━━━ Stored data ━━━

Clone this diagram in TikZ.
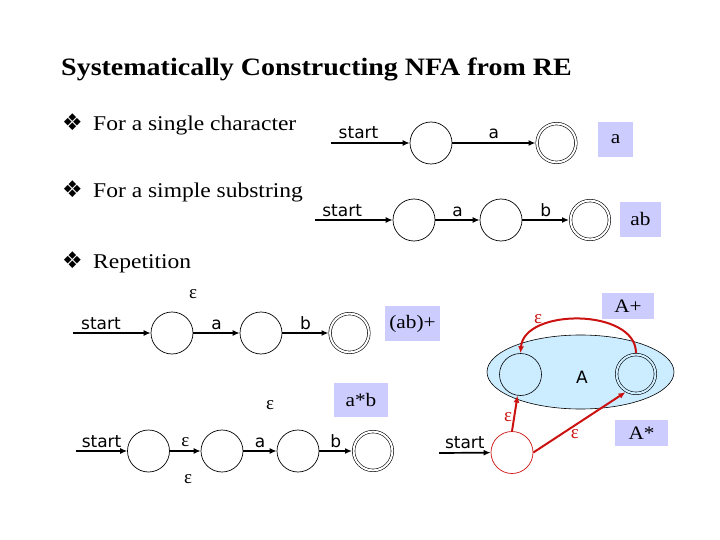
\documentclass[tikz,border=0pt]{standalone}
\usepackage{fontspec}
\setmainfont{Liberation Serif}[FakeStretch=1.12]
\newfontfamily\lab{DejaVu Sans}
\newfontfamily\sym{DejaVu Sans}
\newfontfamily\epsf{Liberation Serif}
\usetikzlibrary{arrows.meta,shapes.geometric}
\definecolor{boxc}{RGB}{204,204,255}
\definecolor{ellc}{RGB}{204,236,255}
\definecolor{redc}{RGB}{204,17,17}
\begin{document}
\begin{tikzpicture}[x=1pt,y=-1pt,
  st/.style={circle,draw,line width=0.7pt,minimum size=42pt,inner sep=0pt},
  acc/.style={circle,draw,double,double distance=2pt,line width=0.6pt,minimum size=38.8pt,inner sep=0pt,outer sep=1.6pt},
  tr/.style={line width=1.7pt,-{Latex[length=7pt,width=6pt]}},
  rtr/.style={redc,line width=2pt,-{Latex[length=7pt,width=6pt]}},
  lbl/.style={font=\lab\fontsize{17}{17}\selectfont,anchor=base,inner sep=0pt},
  onl/.style={lbl,yshift=4pt},
  eps/.style={font=\epsf\fontsize{19}{19}\selectfont,inner sep=0pt},
  rebox/.style={fill=boxc,font=\fontsize{19}{19}\selectfont,inner sep=0pt},
  bul/.style={anchor=base west,inner sep=0pt,font=\fontsize{21}{21}\selectfont},
  bulsym/.style={anchor=base west,inner sep=0pt,font=\sym\fontsize{23}{23}\selectfont}]
\useasboundingbox (0,0) rectangle (720,540);
% title and bullets
\node[anchor=base west,inner sep=0pt,font=\bfseries\fontsize{25}{25}\selectfont] (title) at (61,76) {Systematically Constructing NFA from RE};
\node[bulsym] (s1) at (62,131) {❖};
\node[bul] (b1) at (93,131) {For a single character};
\node[bulsym] (s2) at (62,198) {❖};
\node[bul] (b2) at (93,198) {For a simple substring};
\node[bulsym] (s3) at (62,268) {❖};
\node[bul] (b3) at (93,268) {Repetition};
% single character
\coordinate (r1s) at (331,143);
\node[st] (r1a) at (431,143) {};
\node[acc] (r1b) at (556.5,143) {};
\draw[tr] (r1s) -- node[onl,pos=0.35] {start} (r1a);
\draw[tr] (r1a) -- node[onl] {a} (r1b);
\node[rebox,minimum width=35pt,minimum height=35pt] (bxa) at (615.5,139.5) {a};
% substring
\coordinate (r2s) at (315,220);
\node[st] (r2a) at (414,220) {};
\node[st] (r2b) at (501,220) {};
\node[acc] (r2c) at (590,220) {};
\draw[tr] (r2s) -- node[onl,pos=0.35] {start} (r2a);
\draw[tr] (r2a) -- node[onl] {a} (r2b);
\draw[tr] (r2b) -- node[onl] {b} (r2c);
\node[rebox,minimum width=41pt,minimum height=35pt] (bxab) at (640.5,219.5) {ab};
% (ab)+
\coordinate (r3s) at (73,333);
\node[st] (r3a) at (172,333) {};
\node[st] (r3b) at (261,333) {};
\node[acc] (r3c) at (349.5,333) {};
\draw[tr] (r3s) -- node[onl,pos=0.36] {start} (r3a);
\draw[tr] (r3a) -- node[onl] {a} (r3b);
\draw[tr] (r3b) -- node[onl] {b} (r3c);
\node[eps] (r3e) at (193,294) {ε};
\node[rebox,minimum width=55pt,minimum height=35pt] (bxabp) at (412.5,323.5) {(ab)+};
% a*b
\coordinate (r4s) at (76,451);
\node[st] (r4a) at (148.5,451) {};
\node[st] (r4b) at (222,451) {};
\node[st] (r4c) at (298,451) {};
\node[acc] (r4d) at (373,451) {};
\draw[tr] (r4s) -- node[onl,pos=0.5] {start} (r4a);
\draw[tr] (r4a) -- node[eps,midway,yshift=9pt] {ε} (r4b);
\draw[tr] (r4b) -- node[onl] {a} (r4c);
\draw[tr] (r4c) -- node[onl] {b} (r4d);
\node[eps] (r4e1) at (270,405) {ε};
\node[eps] (r4e2) at (188,479) {ε};
\node[rebox,minimum width=54pt,minimum height=34pt] (bxasb) at (361,400) {a*b};
% A+ / A*
\node[draw,fill=ellc,ellipse,line width=0.6pt,minimum width=187pt,minimum height=74pt,inner sep=0pt] (ell) at (580.5,372) {};
\node[st,line width=0.6pt] (L) at (520.5,374.5) {};
\node[acc,double=ellc] (R) at (636,374) {};
\node[font=\lab\fontsize{17}{17}\selectfont,inner sep=0pt] (Alab) at (582,377) {A};
\draw[rtr] (R.north) .. controls (636,308) and (524,308) .. (L.north);
\node[eps,text=redc] (epsp) at (538,319) {ε};
\node[rebox,minimum width=52pt,minimum height=26pt] (bxAp) at (628,306) {A+};
\coordinate (r5s) at (439,453);
\node[circle,draw=redc,line width=0.7pt,minimum size=42pt,inner sep=0pt] (S) at (512,452.5) {};
\draw[tr] (r5s) -- node[onl,pos=0.5] {start} (S);
\draw[rtr] (S.north) -- node[eps,text=redc,left,xshift=-1pt,pos=0.4] {ε} (L.262);
\draw[rtr] (S.east) -- node[eps,text=redc,below,pos=0.45,yshift=-3pt] {ε} (R.240);
\node[rebox,minimum width=53pt,minimum height=26pt] (bxAs) at (641.5,433) {A*};
\end{tikzpicture}
\end{document}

━━━

__Problem to solve__: Transcribe the listing in full. Omit the pictures and keep every line exact.

__Answer to the exercise__:
Clone this diagram in TikZ.
\documentclass[tikz,border=0pt]{standalone}
\usepackage{fontspec}
\setmainfont{Liberation Serif}[FakeStretch=1.12]
\newfontfamily\lab{DejaVu Sans}
\newfontfamily\sym{DejaVu Sans}
\newfontfamily\epsf{Liberation Serif}
\usetikzlibrary{arrows.meta,shapes.geometric}
\definecolor{boxc}{RGB}{204,204,255}
\definecolor{ellc}{RGB}{204,236,255}
\definecolor{redc}{RGB}{204,17,17}
\begin{document}
\begin{tikzpicture}[x=1pt,y=-1pt,
  st/.style={circle,draw,line width=0.7pt,minimum size=42pt,inner sep=0pt},
  acc/.style={circle,draw,double,double distance=2pt,line width=0.6pt,minimum size=38.8pt,inner sep=0pt,outer sep=1.6pt},
  tr/.style={line width=1.7pt,-{Latex[length=7pt,width=6pt]}},
  rtr/.style={redc,line width=2pt,-{Latex[length=7pt,width=6pt]}},
  lbl/.style={font=\lab\fontsize{17}{17}\selectfont,anchor=base,inner sep=0pt},
  onl/.style={lbl,yshift=4pt},
  eps/.style={font=\epsf\fontsize{19}{19}\selectfont,inner sep=0pt},
  rebox/.style={fill=boxc,font=\fontsize{19}{19}\selectfont,inner sep=0pt},
  bul/.style={anchor=base west,inner sep=0pt,font=\fontsize{21}{21}\selectfont},
  bulsym/.style={anchor=base west,inner sep=0pt,font=\sym\fontsize{23}{23}\selectfont}]
\useasboundingbox (0,0) rectangle (720,540);
% title and bullets
\node[anchor=base west,inner sep=0pt,font=\bfseries\fontsize{25}{25}\selectfont] (title) at (61,76) {Systematically Constructing NFA from RE};
\node[bulsym] (s1) at (62,131) {❖};
\node[bul] (b1) at (93,131) {For a single character};
\node[bulsym] (s2) at (62,198) {❖};
\node[bul] (b2) at (93,198) {For a simple substring};
\node[bulsym] (s3) at (62,268) {❖};
\node[bul] (b3) at (93,268) {Repetition};
% single character
\coordinate (r1s) at (331,143);
\node[st] (r1a) at (431,143) {};
\node[acc] (r1b) at (556.5,143) {};
\draw[tr] (r1s) -- node[onl,pos=0.35] {start} (r1a);
\draw[tr] (r1a) -- node[onl] {a} (r1b);
\node[rebox,minimum width=35pt,minimum height=35pt] (bxa) at (615.5,139.5) {a};
% substring
\coordinate (r2s) at (315,220);
\node[st] (r2a) at (414,220) {};
\node[st] (r2b) at (501,220) {};
\node[acc] (r2c) at (590,220) {};
\draw[tr] (r2s) -- node[onl,pos=0.35] {start} (r2a);
\draw[tr] (r2a) -- node[onl] {a} (r2b);
\draw[tr] (r2b) -- node[onl] {b} (r2c);
\node[rebox,minimum width=41pt,minimum height=35pt] (bxab) at (640.5,219.5) {ab};
% (ab)+
\coordinate (r3s) at (73,333);
\node[st] (r3a) at (172,333) {};
\node[st] (r3b) at (261,333) {};
\node[acc] (r3c) at (349.5,333) {};
\draw[tr] (r3s) -- node[onl,pos=0.36] {start} (r3a);
\draw[tr] (r3a) -- node[onl] {a} (r3b);
\draw[tr] (r3b) -- node[onl] {b} (r3c);
\node[eps] (r3e) at (193,294) {ε};
\node[rebox,minimum width=55pt,minimum height=35pt] (bxabp) at (412.5,323.5) {(ab)+};
% a*b
\coordinate (r4s) at (76,451);
\node[st] (r4a) at (148.5,451) {};
\node[st] (r4b) at (222,451) {};
\node[st] (r4c) at (298,451) {};
\node[acc] (r4d) at (373,451) {};
\draw[tr] (r4s) -- node[onl,pos=0.5] {start} (r4a);
\draw[tr] (r4a) -- node[eps,midway,yshift=9pt] {ε} (r4b);
\draw[tr] (r4b) -- node[onl] {a} (r4c);
\draw[tr] (r4c) -- node[onl] {b} (r4d);
\node[eps] (r4e1) at (270,405) {ε};
\node[eps] (r4e2) at (188,479) {ε};
\node[rebox,minimum width=54pt,minimum height=34pt] (bxasb) at (361,400) {a*b};
% A+ / A*
\node[draw,fill=ellc,ellipse,line width=0.6pt,minimum width=187pt,minimum height=74pt,inner sep=0pt] (ell) at (580.5,372) {};
\node[st,line width=0.6pt] (L) at (520.5,374.5) {};
\node[acc,double=ellc] (R) at (636,374) {};
\node[font=\lab\fontsize{17}{17}\selectfont,inner sep=0pt] (Alab) at (582,377) {A};
\draw[rtr] (R.north) .. controls (636,308) and (524,308) .. (L.north);
\node[eps,text=redc] (epsp) at (538,319) {ε};
\node[rebox,minimum width=52pt,minimum height=26pt] (bxAp) at (628,306) {A+};
\coordinate (r5s) at (439,453);
\node[circle,draw=redc,line width=0.7pt,minimum size=42pt,inner sep=0pt] (S) at (512,452.5) {};
\draw[tr] (r5s) -- node[onl,pos=0.5] {start} (S);
\draw[rtr] (S.north) -- node[eps,text=redc,left,xshift=-1pt,pos=0.4] {ε} (L.262);
\draw[rtr] (S.east) -- node[eps,text=redc,below,pos=0.45,yshift=-3pt] {ε} (R.240);
\node[rebox,minimum width=53pt,minimum height=26pt] (bxAs) at (641.5,433) {A*};
\end{tikzpicture}
\end{document}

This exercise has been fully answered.